I need to retrieve data from a COBOL variable of the type: "PIC S9(2) COMP" onto a C variable of the type "int".
It's stored using two bytes of a string, so I receive it as a couple of chars.
I know COBOL stores decimal data onto a "S9(2) COMP" in binary format, so It would be a great help letting me know any algorithm or way to convert it safely.
Any kind of help & suggestion will be welcome.
Update:
Finally we decided to change the picture of the variable to 9(3) in the COBOL part of the implementation, because of the endianess problem.
Thanks to all of you for the answers.
You should be able to treat that as a short, or a 16-bit twos complement integer. You will need to check for endianess though depending upon which platform originated the field.
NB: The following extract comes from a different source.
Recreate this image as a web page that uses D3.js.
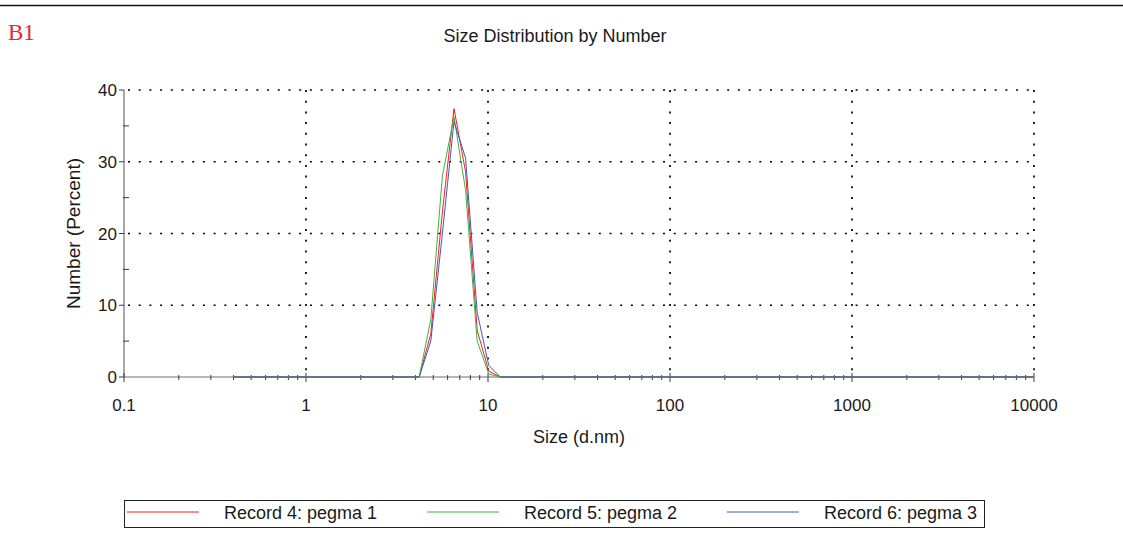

The format of s9(2) comp will depend on the Cobol Compiler. Most Cobol compilers I know will store it a 2 byte big-endian integer (high byte first; Intel processors store low byte first). Exceptions include
MicroFocus (depends on compile parameters) - normally 1 byte integer
RM-Cobol : Has its own "Binary Format".
If it is a 2 byte integer
On Big-Endian machine (IBM Mainframe, Power etc) it should be a 2-Byte integer
On Little-Endian (Intel) you need to swap the bytes around.
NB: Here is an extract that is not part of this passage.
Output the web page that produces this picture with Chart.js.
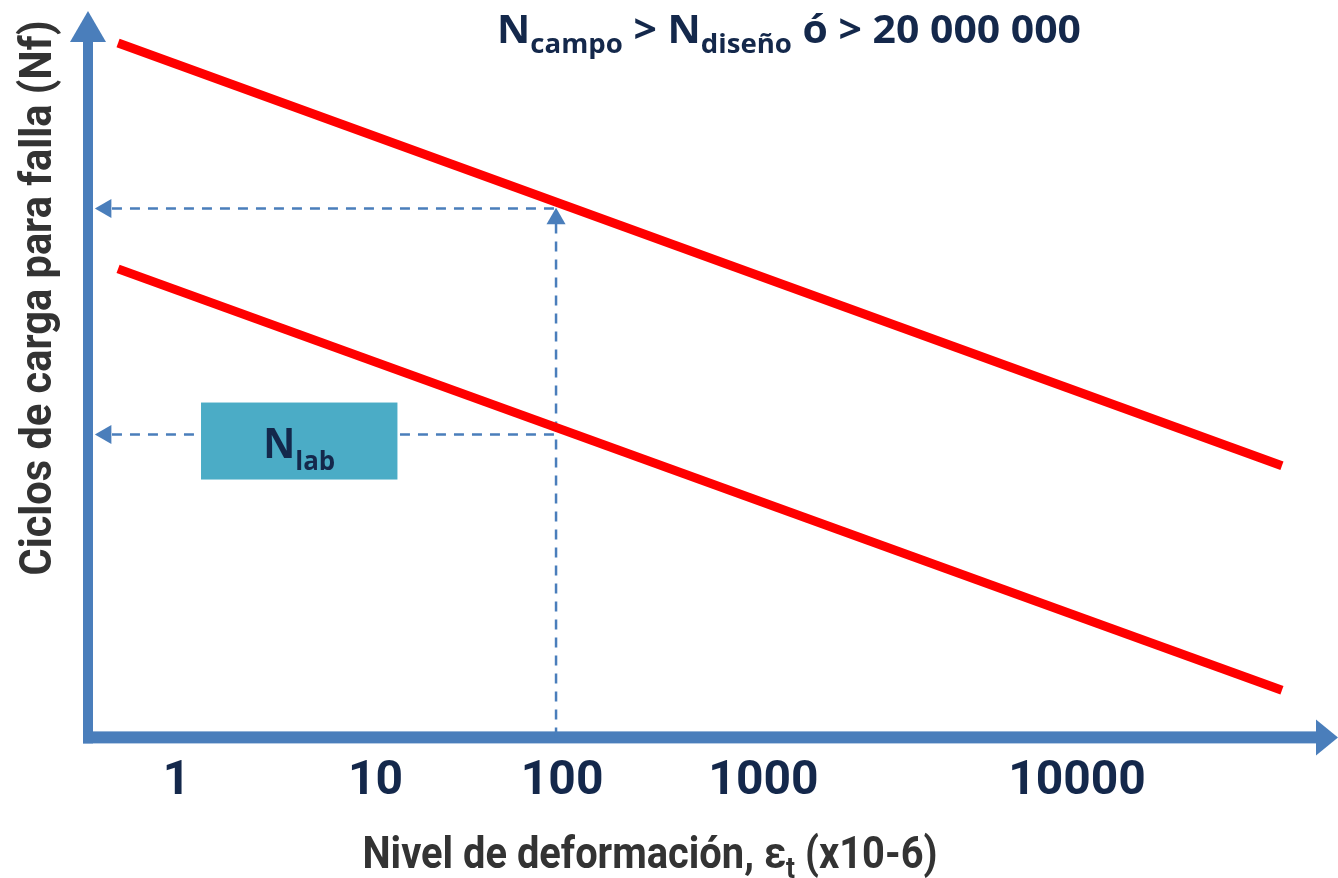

The S9(2) COMP indicates it is a left-aligned (bit 0 at the left of word) not explicity synchronised signed numeric field, probably in an internal or pseudo-binary format, that can hold 2 digits and possibly a bit in the word (or in a different memory location) is used for indicating if the value is positive or negative. A cobol program can have a specific method for storing a COMP data item which may not be directly compatible with C. It appears that you need to access and test the sign indicator in a relevant way to check it and you may have to access each of the 2 bytes (2 of 8 bits) or characters (2 of 6 bits), check if they are big-endian or little-endian and put them into a signed integer field in C. A lot will depend on the architecture and compilers of the computer involved in creating and reading in the data field and can be more complicated if 2 computer types are involved.